The other girls were silent.

I asked if this was a common thing, for a hookup to lead to a relationship.

The other girls said, “Noooooo.”

“If you're up-front with them about what you're thinking…it magically is a lot easier,” Eve said. “They're not such dicks. Because if you just, like, say, Let's be honest”—she took on a very frank voice—“We're just gonna sleep together and I don't wanna have to do the
texting
thing and I'm gonna be gone before you wake up—if you just
say
it”—here she waved her hand—“magically they have more respect for you and are much nicer. It's, Oh, she knows what's going on, I don't have to pretend.”

“And if you say, I have feelings for you,” Ariel said, “and they say, I don't
want
that, then you save yourself a whole fucking—”

“Shit-show,” murmured Paige.

“Girls complicate everything,” Eve said, “but the great thing about guys is how they don't give a shit—they get to the point. That's how they always are, and so if you just say what you're thinking, whether or not it's going to go the way you want, if you say it clearly”—she snapped her fingers—“they'll give an answer back. They're not trying to overanalyze and dissect and think into things.”

Now Rebecca was looking uncomfortable, as if there were something about all of this that wasn't squaring with her own experience. “But it seems like the girl always has to be the one to say what she's thinking
first,
” she said. “Like, By the way, it's totally
fine
if I don't sleep over—you don't
have
to text me. I think that now in college everybody has that FOMO; this is my time to be young, to sleep around, to party. And I think that guys…maybe wouldn't treat a girl the nicest because of what the girl might think of him. ‘
Ooooh,
he double-texted me!' ‘He drove me home in the morning.' That's a big deal!

“ ‘He kissed me good-bye!' ” Rebecca went on. “Boys are afraid to make it seem like it's more than it is, thinking
we'll
see it as more than it is. But they get it wrong.”

It was the same quandary girls everywhere seemed to be dealing with: how to bring boys up to speed with the fact that women might just want to have sex as they do, without the expectation of a committed relationship. Or could it sometimes be having to convince oneself of not wanting to have a relationship at a time when these were becoming more and more rare?

Then Sarah talked about “this kid I'm hooking up with.” There were guys the girls said they hooked up with, and guys they were “talking to”—a step down in intensity, it could be going on at the same time as hooking up with another person. “Like, I'm terrified about the idea of being exclusive with him, let alone
dating
him,” said Sarah, “but he's someone that I absolutely love hanging out with. I just don't want to make a real choice because that's really scary. But when we hook up he's always like, No, I
want
to see you”—which was a surprise to her, different from the usual thing of guys acting aloof.

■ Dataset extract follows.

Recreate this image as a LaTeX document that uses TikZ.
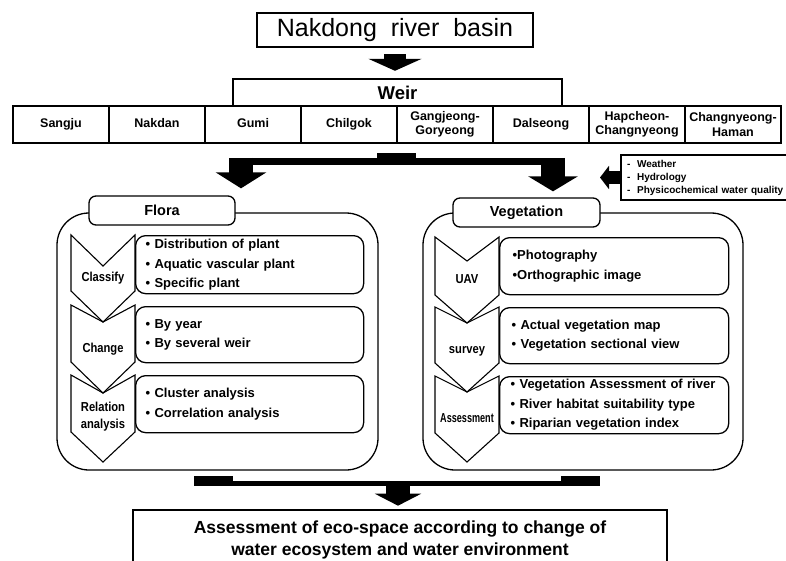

“He's very open about wanting it,” Sarah said, “which is why I actually ended up liking him, 'cause when I texted him it wasn't like, wait forty minutes. He texted me right back. That's why we're supposed to
have
our phones, because we actually
want
to speak with each other. It's just so refreshing. I don't have to, like, bullshit around with him and it doesn't matter if I want to see him or fuck him or whatever, I can just text him and it doesn't matter. That's why I ended up liking him, because it was never a game.”

“I
do
play games,” Eve said after a moment. “But I think that's just because I'm bored. I'm
terrible.
If there's no games and I'm not, like, being entertained, you lost my interest, good-bye, on to the next one.”

Her delivery was theatrically dismissive; she was their femme fatale, their Samantha from
Sex and the City.

“Eve is the one who wants what you can't have,” Rebecca said, grinning. “She's the no-strings-attached, we-can-fuck-just-to-fuck type of person.”

“It's sad,” Eve said with a sigh, “because it means I'll never be with anyone—and eventually you have to get
someone.

“You like to hunt,” said Sarah.

“I've been in two relationships,” Eve said, “but it's all just entertainment for me. If I'm gonna be married for the rest of my life, I'll have to be with the same person forever. So”—she snapped her fingers in the air—“keep me interested now!”